In singles the goal is to get to the net as quickly as possible, so when returning serve your goal should be to get to the net immediately after the serve return. Once there, use volleys to move your opponent around the court.
When serving, try to hit deep serves that prevent your opponent from easily getting to the net. If they do get to the net, low drives or good dinks are good options for putting pressure on your opponent as you also try to work your way to the net.
For a full rundown on pickleball singles strategies, try this guide (written by a pro player) that has the 6 strategies to use to improve your singles game.
Frequently Asked Questions - Pickleball Singles Rules
Are singles pickleball rules different than doubles?
No, the basic rules of pickleball remain the same for singles and doubles. Kitchen rules, the 2 bounce rule, and scoring are the same. The differences between the 2 sports revolve around serving. In singles, the server's score determines where they serve from on their serve turn. If the server's score is even or 0, the server serves from the right/even side of the court, and if their score is odd they serve from the left/odd side of the court.
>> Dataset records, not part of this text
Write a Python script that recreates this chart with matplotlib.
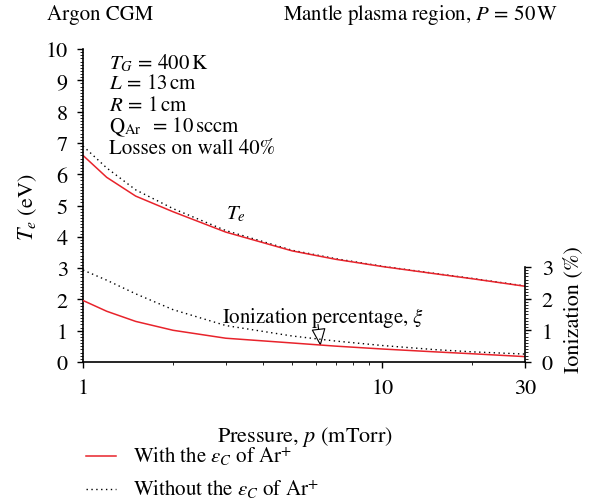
import matplotlib
matplotlib.use("Agg")
import matplotlib.pyplot as plt
from matplotlib.lines import Line2D
from matplotlib.ticker import MultipleLocator, FixedLocator, FixedFormatter, NullFormatter, LogLocator

plt.rcParams['font.family'] = ['STIXGeneral', 'DejaVu Serif']
plt.rcParams['mathtext.fontset'] = 'stix'
plt.rcParams['font.size'] = 15

# data
pressure = [1, 1.2, 1.5, 2, 3, 5, 7, 10, 15, 20, 30]
te_with = [6.6, 5.9, 5.3, 4.8, 4.15, 3.55, 3.28, 3.05, 2.82, 2.66, 2.42]
te_without = [6.9, 6.2, 5.5, 4.9, 4.2, 3.57, 3.3, 3.06, 2.83, 2.67, 2.43]
ion_with = [1.94, 1.6, 1.28, 1.0, 0.75, 0.6, 0.5, 0.41, 0.32, 0.26, 0.17]
ion_without = [2.9, 2.58, 2.15, 1.65, 1.15, 0.82, 0.66, 0.52, 0.39, 0.32, 0.25]

W, H = 592, 502
RED = '#e8232b'
fig = plt.figure(figsize=(W / 100, H / 100), dpi=100)
ax = fig.add_axes([83 / W, 1 - 363 / H, (525 - 83) / W, (363 - 50) / H])

dotted = (0, (1, 2.5))
ax.plot(pressure, te_without, color='black', lw=1, ls=dotted)
ax.plot(pressure, te_with, color=RED, lw=1.1)

ax.set_xscale('log')
ax.set_xlim(1, 30)
ax.set_ylim(0, 10)
ax.xaxis.set_major_locator(FixedLocator([1, 10, 30]))
ax.xaxis.set_major_formatter(FixedFormatter(['1', '10', '30']))
ax.xaxis.set_minor_locator(LogLocator(base=10, subs=range(2, 10)))
ax.xaxis.set_minor_formatter(NullFormatter())
ax.yaxis.set_major_locator(MultipleLocator(1))
ax.yaxis.set_minor_locator(MultipleLocator(0.1))
ax.tick_params(which='major', direction='out', length=4, width=1, labelsize=16)
ax.tick_params(axis='x', which='major', pad=8)
ax.tick_params(axis='y', which='major', pad=7)
ax.tick_params(which='minor', direction='out', length=2, width=0.6)
for s in ['top', 'right']:
    ax.spines[s].set_visible(False)
ax.spines['left'].set_linewidth(1.2)
ax.spines['bottom'].set_linewidth(1.2)

ax2 = ax.twinx()
ax2.plot(pressure, ion_without, color='black', lw=1, ls=dotted)
ax2.plot(pressure, ion_with, color=RED, lw=1.1)
ax2.set_ylim(0, 9.87)
ax2.spines['right'].set_bounds(0, 3)
ax2.spines['right'].set_linewidth(1.2)
for s in ['top', 'left', 'bottom']:
    ax2.spines[s].set_visible(False)
ax2.yaxis.set_major_locator(FixedLocator([0, 1, 2, 3]))
ax2.yaxis.set_minor_locator(FixedLocator([i / 10 for i in range(31)]))
ax2.tick_params(which='major', direction='out', length=4, width=1, labelsize=16, pad=8)
ax2.tick_params(which='minor', direction='out', length=2, width=0.6)

fig.text(28 / W, 1 - 207 / H, r'$T_e$ (eV)', rotation=90, ha='center', va='center', fontsize=16)
fig.text(573 / W, 1 - 310 / H, 'Ionization (%)', rotation=90, ha='center', va='center', fontsize=16)
fig.text(305 / W, 1 - 437 / H, r'Pressure, $p$ (mTorr)', ha='center', va='center', fontsize=16)

fig.text(47 / W, 1 - 15 / H, 'Argon CGM', ha='left', va='center', fontsize=15)
fig.text(558 / W, 1 - 15 / H, r'Mantle plasma region, $P\,=\,50\,\mathrm{W}$', ha='right', va='center', fontsize=15)

params = [r'$T_G\,=\,400\,\mathrm{K}$', r'$L\,=\,13\,\mathrm{cm}$', r'$R\,=\,1\,\mathrm{cm}$',
          r'$\mathrm{Q}_{\mathrm{Ar}}\;\;=\,10\,\mathrm{sccm}$', 'Losses on wall 40%']
for i, t in enumerate(params):
    fig.text(109 / W, 1 - (63 + i * 21.5) / H, t, ha='left', va='center', fontsize=15)

ax.text(3.25, 4.75, r'$T_e$', fontsize=15, ha='center', va='center')
ax.text(2.92, 1.45, r'Ionization percentage, $\xi$', fontsize=15, ha='left', va='center')
# open arrow head pointing at the curves
ax.annotate('', xy=(6.22, 0.51), xytext=(6.1, 1.2),
            arrowprops=dict(arrowstyle='-|>,head_width=0.45,head_length=1.1', mutation_scale=10,
                            fc='white', ec='black', lw=0.8, shrinkA=0, shrinkB=0))

# legend drawn by hand below the axes
fig.add_artist(Line2D([86 / W, 116 / W], [1 - 457 / H, 1 - 457 / H], color=RED, lw=1.1))
fig.add_artist(Line2D([86 / W, 116 / W], [1 - 490 / H, 1 - 490 / H], color='black', lw=1, ls=dotted))
fig.text(133 / W, 1 - 457 / H, r'With the $\varepsilon_C$ of Ar$^{+}$', ha='left', va='center', fontsize=15)
fig.text(133 / W, 1 - 490 / H, r'Without the $\varepsilon_C$ of Ar$^{+}$', ha='left', va='center', fontsize=15)

fig.savefig('out.png', dpi=100)
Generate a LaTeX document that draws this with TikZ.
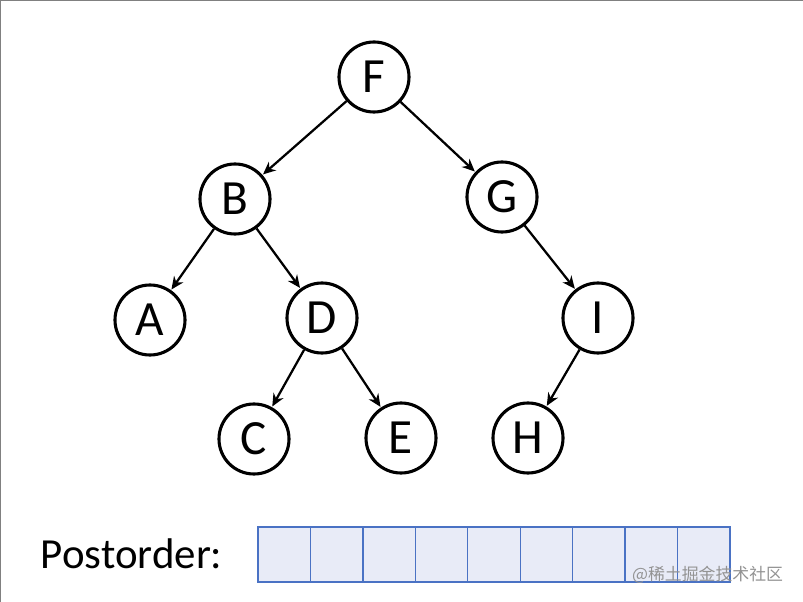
\documentclass[tikz,border=0pt]{standalone}
\usepackage{fontspec}
\setmainfont{Carlito}
\newfontfamily\cjkfont{Noto Sans CJK SC}
\usetikzlibrary{arrows.meta}
\definecolor{cellfill}{RGB}{232,235,247}
\definecolor{celldraw}{RGB}{74,114,196}
\tikzset{
	treenode/.style={circle, draw, line width=2.2pt, minimum size=1.75cm, inner sep=0pt, font=\fontsize{35}{40}\selectfont},
	treeedge/.style={-{Stealth[length=9pt,width=8pt]}, line width=1.6pt, shorten >=0.5pt}
}
\begin{document}
\begin{tikzpicture}[x=0.025cm, y=-0.025cm]
			\useasboundingbox (0,0) rectangle (803,602);
			\fill[white] (0,0) rectangle (803,602);
			\draw[gray, line width=1pt] (0,602) -- (0,0.5) -- (803,0.5);
			
			%tree
			\node[treenode] (F) at (374, 77){F};
			\node[treenode] (B) at (235, 199){B};
			\node[treenode] (G) at (502, 197){G};
			\node[treenode] (A) at (150, 320){A};
			\node[treenode] (D) at (322, 318){D};
			\node[treenode] (I) at (598, 318){I};
			\node[treenode] (C) at (254, 439){C};
			\node[treenode] (E) at (401, 438){E};
			\node[treenode] (H) at (528, 438){H};
			
			\foreach \a/\b in {F/B, F/G, B/A, B/D, G/I, D/C, D/E, I/H}{
				\draw[treeedge] (\a) -- (\b);
			}
			
			%postorder array
			\node[anchor=west, font=\fontsize{30.5}{35}\selectfont] (label) at (36, 554){Postorder:};
			\foreach \i in {0, 1, ..., 8}{
				\draw[fill=cellfill, draw=celldraw, line width=1pt] (258+\i*52.44, 527) rectangle (258+\i*52.44+52.44, 582);
			}
			\node[anchor=east, text=gray!85, font=\cjkfont\fontsize{12}{14}\selectfont] (mark) at (788, 575){@稀土掘金技术社区};
		\end{tikzpicture}
\end{document}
How many serves do you get in singles pickleball?
In singles pickleball, you get only one serve attempt per point, and you continue serving as long as you win points. Once a side-out occurs, the serve turn switches to the other player.
What is the pickleball singles court size?
The pickleball singles court size is the same as the doubles court, measuring 20 feet by 44 feet.
Do you use the whole court in singles pickleball?
Yes, singles pickleball uses the entire court, so players must cover more area compared to doubles.
Do you serve twice in singles pickleball?
Pickleball is different than tennis in that servers only get 1 attempt per point. If the player misses the serve in singles than it is a sideout and the opponent's turn to serve. If the server wins the point, he or she gets another serve attempt to start the next rally/point.